Would a seat on the Security Council jeopardise Switzerland's good offices and mediation role?

Security Council membership would be in keeping with Switzerland's peace policy engagement and good offices. Through a seat on the Council, Switzerland would be able to contribute its rich experience and bring its peacebuilding credibility to bear for the benefit of the international community. Other states have been able to assume important roles during their two-year term on the Security Council. Sweden, for example, hosted the UN peace talks for Yemen in Stockholm in 2018 and Germany played an important role in early 2020 through the Libya conference in Berlin. In January 2022, Norway hosted a Taliban delegation in Oslo for talks with Western governments and afghan civil society.

Would Switzerland be able to resist pressure from the big powers, for example to support military interventions?

Switzerland already has to take a stand on many sensitive foreign policy issues, e.g. as part of its work within the OSCE and on the Human Rights Council. Conflicting objectives are commonplace in foreign policy. As a Security Council member, Switzerland will also safeguard its interests and values, which are enshrined in the Federal Constitution and set out in international law.

How many additional posts would be needed for the membership?
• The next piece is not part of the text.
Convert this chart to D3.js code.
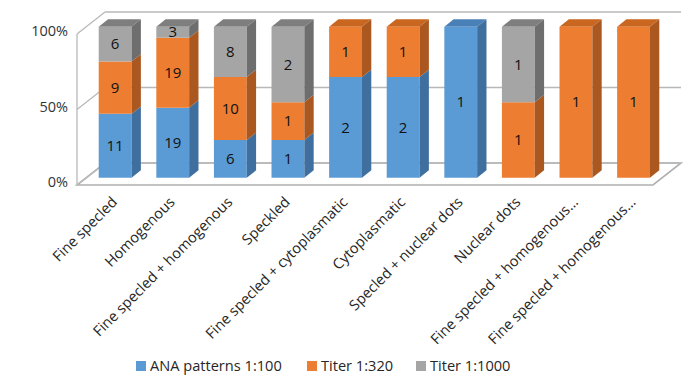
<!DOCTYPE html>
<html>
<head>
<meta charset="utf-8">
<script src="https://cdn.jsdelivr.net/npm/d3@7"></script>
<style>
  html, body { margin: 0; padding: 0; background: #fff; }
  svg { display: block; font-family: "Open Sans", "Liberation Sans", sans-serif; }
</style>
</head>
<body>
<svg id="chart" width="699" height="376"></svg>
<script>
// ANA pattern counts per titer, shown as 100% stacked 3D columns
const categories = [
  "Fine specled", "Homogenous", "Fine specled + homogenous", "Speckled",
  "Fine specled + cytoplasmatic", "Cytoplasmatic", "Specled + nuclear dots",
  "Nuclear dots", "Fine specled + homogenous…", "Fine specled + homogenous…"
];
const ana100   = [11, 19, 6, 1, 2, 2, 1, 0, 0, 0];
const titer320 = [9, 19, 10, 1, 1, 1, 0, 1, 1, 1];
const titer1000 = [6, 3, 8, 2, 0, 0, 0, 1, 0, 0];
const seriesNames = ["ANA patterns 1:100", "Titer 1:320", "Titer 1:1000"];
const tickValues = [0, 0.5, 1];
const tickLabels = ["0%", "50%", "100%"];

const colors = [
  { front: "#5B9BD5", side: "#3F6F9E", top: "#4A80B8" },
  { front: "#ED7D31", side: "#AA5820", top: "#C9661F" },
  { front: "#A5A5A5", side: "#6E6E6E", top: "#7E7E7E" }
];

const svg = d3.select("#chart");

// oblique projection: depth z in [0,1] shifts right and up
const DX = 28, DY = -22;
const x = d3.scaleBand().domain(d3.range(categories.length))
  .range([77, 653]).paddingInner(0.43).paddingOuter(0.215);
const y = d3.scaleLinear().domain([0, 1]).range([185, 34]);
const P = (xf, v, z) => [xf + DX * z, y(v) + DY * z];
const zF = 1 / 3, zB = 2 / 3;

const grid = "#B8B8B8";

// floor
const floor = [P(77, 0, 0), P(653, 0, 0), P(653, 0, 1), P(77, 0, 1)];
svg.append("polygon").attr("points", floor.map(p => p.join(",")).join(" "))
  .attr("fill", "#fff").attr("stroke", "#B0B0B0").attr("stroke-width", 1.6);

// back wall gridlines and left wall diagonals
tickValues.forEach(v => {
  const a = P(77, v, 1), b = P(653, v, 1);
  svg.append("line").attr("x1", a[0]).attr("y1", a[1]).attr("x2", b[0]).attr("y2", b[1])
    .attr("stroke", grid).attr("stroke-width", 1.3);
  const c = P(77, v, 0);
  svg.append("line").attr("x1", c[0]).attr("y1", c[1]).attr("x2", a[0]).attr("y2", a[1])
    .attr("stroke", grid).attr("stroke-width", 1.3);
});
const e0 = P(77, 0, 0), e1 = P(77, 1, 0);
svg.append("line").attr("x1", e0[0]).attr("y1", e0[1]).attr("x2", e1[0]).attr("y2", e1[1])
  .attr("stroke", grid).attr("stroke-width", 1.3);

// y tick labels
svg.append("g").selectAll("text").data(tickValues).join("text")
  .attr("x", 68).attr("y", v => y(v) - 3).attr("dy", "0.35em")
  .attr("text-anchor", "end").attr("font-size", 14.5).attr("fill", "#333")
  .text((v, i) => tickLabels[i]);

// columns
const poly = pts => pts.map(p => p.join(",")).join(" ");
const series = [ana100, titer320, titer1000];
const bars = svg.append("g");
categories.forEach((cat, i) => {
  const vals = series.map(s => s[i]);
  const total = d3.sum(vals);
  const x0 = x(i), x1 = x(i) + x.bandwidth();
  let cum = 0;
  let lastTop = null;
  vals.forEach((v, k) => {
    if (!v) return;
    const lo = cum / total, hi = (cum + v) / total;
    cum += v;
    const c = colors[k];
    // front face
    bars.append("polygon")
      .attr("points", poly([P(x0, lo, zF), P(x1, lo, zF), P(x1, hi, zF), P(x0, hi, zF)]))
      .attr("fill", c.front);
    // side face
    bars.append("polygon")
      .attr("points", poly([P(x1, lo, zF), P(x1, lo, zB), P(x1, hi, zB), P(x1, hi, zF)]))
      .attr("fill", c.side);
    lastTop = { hi, c };
    const mid = P((x0 + x1) / 2, (lo + hi) / 2, zF);
    bars.append("text").attr("x", mid[0]).attr("y", mid[1]).attr("dy", "0.35em")
      .attr("text-anchor", "middle").attr("font-size", 15).attr("fill", "#111")
      .text(v);
  });
  if (lastTop) {
    bars.insert("polygon", "text")
      .attr("points", poly([P(x0, 1, zF), P(x1, 1, zF), P(x1, 1, zB), P(x0, 1, zB)]))
      .attr("fill", lastTop.c.top);
  }
});

// category labels, rotated
svg.append("g").selectAll("text").data(categories).join("text")
  .attr("transform", (d, i) => {
    const p = P(x(i) + x.bandwidth() / 2, 0, zF);
    return `translate(${p[0] + 3},${203}) rotate(-45)`;
  })
  .attr("text-anchor", "end").attr("font-size", 14.6).attr("fill", "#262626")
  .text(d => d);

// legend
const legendX = [136, 307, 416];
const lg = svg.append("g");
seriesNames.forEach((name, k) => {
  lg.append("rect").attr("x", legendX[k]).attr("y", 361).attr("width", 10).attr("height", 10)
    .attr("fill", colors[k].front);
  lg.append("text").attr("x", legendX[k] + 14).attr("y", 371)
    .attr("font-size", 14.6).attr("fill", "#262626").text(name);
});
</script>
</body>
</html>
Estimates based on surveys of comparable non-permanent members suggest that 25 additional FDFA posts would be needed during the term on the Security Council. The resulting human resources level would be lower than the average of those of other elected Security Council members. Moreover, in comparison, the Security Council candidature entails fewer additional posts than the OSCE chairmanship in 2014. The Federal Council approved these plans in spring 2020. Most of the temporarily required additional resources will be compensated internally by the FDFA. Staff numbers are to return to the pre-bid level after the end of the term.

How would Parliament be involved during Switzerland's Security Council term?

In September 2020, in its report on Switzerland's seat on the UN Security Council and the involvement of Parliament, the Federal Council outlined specific proposals on ways to involve Parliament. Parliament's foreign affairs committees (FACs) concluded their discussions on this matter in October 2021. It was agreed that the Federal Council will involve the FACs by regularly providing them with reports containing information on recent developments and Swiss initiatives. The FACs will also be consulted regarding Switzerland's Security Council priorities and when clearly defined and compelling circumstances (e.g. the creation of a new sanctions regime or the authorisation of a military intervention) require such consultation.

Why is Switzerland active in the United Nations?

The UN was founded after the Second World War to maintain "international peace and security". This objective, which is in line with the Swiss Federal Constitution, has not yet been achieved: according to the UN, the number of countries in conflict is at highest level in 30 years. In order to achieve peace and security, multilateral organizations such as the UN are now more important than ever.